We start with the mission with your father giving you this ship. And then takes you to another ship that is actually your birthday present. I watched the scene twice to make sure I hadn’t misread that. It is clear your father gives you the ship you are in (as a young boy, too young to own your own space ship, as the game points out.) You then fight in a mission so lopsided that you can seriously not give your ship any orders at all and still win. As I said this was the final straw and I did it twice to make sure it happens as I will complain about.

From this fight we go to eight minutes of cut scenes. In these eight minutes we are told it is forty years later, making your character at least fifty yet looking maybe late twenties. You get info dumped hardcore as to who these people are telling you what you need to do. The Emperor of mankind is telling you to go find this McGuffin out in the same zone of space in which your father vanished years before. You get to have dialogue options of blue (choir boy) or red (jerk) with a handful of people. And then you watch these battle scenes in which armored aliens and armored humans fight with pistols and assault rifles within arms reach of each other. Seriously, they could reach out and push the gun away sort of close. And in mixed formation, humans and aliens standing (not running, but standing and shooting) around killing each other. It just struck me as a really poorly thought out scene of a dozen alien models and a dozen human models not animated at all well.

And I was done with the game. Perhaps the tutorial missions were lame and hard to control was because they were more interested in teaching us instead of making it fun. Perhaps the game play improves once you get into the game and the missions. I personally doubt it, from the reviews of others.

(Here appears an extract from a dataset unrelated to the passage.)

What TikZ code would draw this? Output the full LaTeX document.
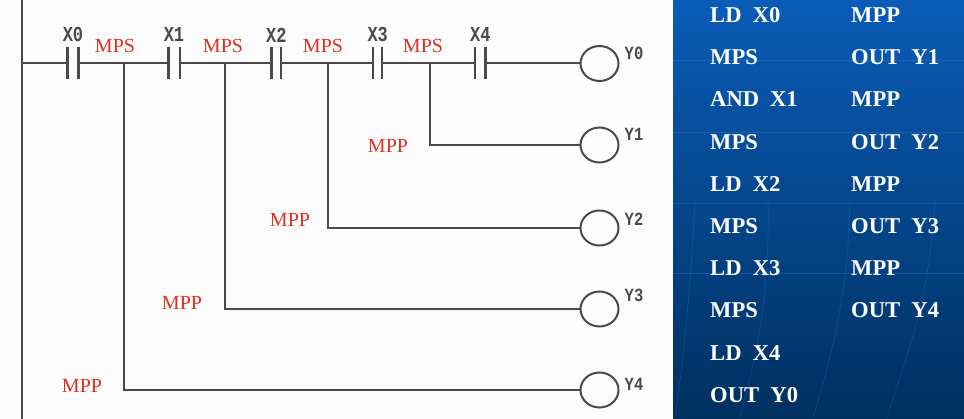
\documentclass[tikz,border=0pt]{standalone}
\usepackage{fontspec}
\setmainfont{Liberation Serif}
\newfontfamily\monof{Liberation Mono}
\usetikzlibrary{shapes.geometric}
\definecolor{wire}{HTML}{4A4A4A}
\definecolor{lab}{HTML}{E03020}
\definecolor{paneltop}{HTML}{0A5CB8}
\definecolor{panelbot}{HTML}{00305F}
\definecolor{bg}{HTML}{FCFCFC}
\definecolor{streak}{HTML}{2F80E0}
\tikzset{
 x=1pt,y=-1pt,
 wirel/.style={draw=wire,line width=2pt},
 plate/.style={draw=wire,line width=2.4pt},
 coil/.style={draw=wire,line width=2pt,ellipse,minimum width=38pt,minimum height=35pt,inner sep=0pt,fill=bg},
 redlab/.style={text=lab,font=\fontsize{20}{20}\selectfont,inner sep=0pt,anchor=center},
 xlab/.style={text=wire,font=\monof\bfseries\fontsize{17}{17}\selectfont,inner sep=0pt,yscale=1.25,anchor=center},
 ylab/.style={text=wire,font=\monof\bfseries\fontsize{15.5}{15.5}\selectfont,inner sep=0pt,yscale=1.2,anchor=center},
 ins/.style={text=white,font=\bfseries\fontsize{22.6}{22.6}\selectfont,inner sep=0pt,anchor=base west},
 hstreak/.style={draw=streak,line width=1pt,opacity=.35},
 cstreak/.style={draw=streak,line width=.7pt,opacity=.25},
}
\begin{document}
\begin{tikzpicture}
\useasboundingbox (0,0) rectangle (964,419);
\fill[bg] (0,0) rectangle (674,419);
\shade[top color=paneltop,bottom color=panelbot] (673,0) rectangle (964,419);
% panel streaks
\foreach \y in {61,133,204,274}{\draw[hstreak] (673,\y) -- (964,\y);}
\draw[cstreak] (695,200) .. controls (690,300) and (683,360) .. (675,418);
\draw[cstreak] (768,200) .. controls (770,300) and (755,360) .. (740,418);
\draw[cstreak] (850,200) .. controls (848,300) and (830,360) .. (813,418);
\draw[cstreak] (935,200) .. controls (930,300) and (905,360) .. (887,418);
% rails
\coordinate (railtop) at (22,0);
\coordinate (railbot) at (22,419);
\draw[wirel] (railtop) -- (railbot);
% contacts
\foreach \n/\x/\g in {0/73/5.5,1/174/5.7,2/276.3/4.7,3/377.7/4.5,4/480.3/5.3}{
  \coordinate (c\n l) at (\x-\g,63.5);
  \coordinate (c\n r) at (\x+\g,63.5);
  \draw[plate] (\x-\g,47) -- (\x-\g,79);
  \draw[plate] (\x+\g,47) -- (\x+\g,79);
  \node[xlab] (xl\n) at (\x,35) {X\n};
}
% coils
\node[coil] (y0) at (599.5,63.5) {};
\node[coil] (y1) at (599.5,145) {};
\node[coil] (y2) at (599.5,228) {};
\node[coil] (y3) at (599.5,309) {};
\node[coil] (y4) at (599.5,390) {};
\foreach \n/\y in {0/53,1/134,2/219,3/295,4/384}{
  \node[ylab] (yl\n) at (634,\y) {Y\n};
}
% junctions
\coordinate (railj) at (22,63.5);
\coordinate (j1) at (124,63.5);
\coordinate (j2) at (225,63.5);
\coordinate (j3) at (328,63.5);
\coordinate (j4) at (430,63.5);
\draw[wirel] (railj) -- (c0l);
\draw[wirel] (c0r) -- (c1l);
\draw[wirel] (c1r) -- (c2l);
\draw[wirel] (c2r) -- (c3l);
\draw[wirel] (c3r) -- (c4l);
\draw[wirel] (c4r) -- (y0);
\draw[wirel] (j4) |- (y1);
\draw[wirel] (j3) |- (y2);
\draw[wirel] (j2) |- (y3);
\draw[wirel] (j1) |- (y4);
% red labels
\node[redlab] (m1) at (115,46) {MPS};
\node[redlab] (m2) at (223,46) {MPS};
\node[redlab] (m3) at (323,46) {MPS};
\node[redlab] (m4) at (423,46) {MPS};
\node[redlab] (p1) at (388,146) {MPP};
\node[redlab] (p2) at (290,220) {MPP};
\node[redlab] (p3) at (182,303) {MPP};
\node[redlab] (p4) at (82,386) {MPP};
% instruction list
\foreach \t [count=\i from 0] in {LD\ \ X0,MPS,{AND\kern11pt X1},MPS,LD\ \ X2,MPS,LD\ \ X3,MPS,LD\ \ X4,OUT\ \ Y0}{
  \node[ins] (a\i) at (710,22.5+42.2*\i) {\t};
}
\foreach \t [count=\i from 0] in {MPP,OUT\ \ Y1,MPP,OUT\ \ Y2,MPP,OUT\ \ Y3,MPP,OUT\ \ Y4}{
  \node[ins] (b\i) at (851,22.5+42.2*\i) {\t};
}
\end{tikzpicture}
\end{document}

I also read a walkthrough for the game, talking about what missions are coming up. You go back in time to your young self and help your father against an attack that seeks to alter the time line. And then as your young self you return to your fleet in the present. So if you were the target 12ish year old boy then “Yeah! I could do it” should be going on inside your head. I personally would be twitching and suffering a minor stroke if I understood the walkthrough correctly.

So I never played the multiplayer, and I didn’t give the game more then an hour of my time, including watching the same eight minute cut scene twice to make sure it was as bad as I thought the first time. Under my value system that gives it one dollar. And even that it didn’t really earn.

As soon as this gets posted I will delete the game off my computer and never see it again. With any luck.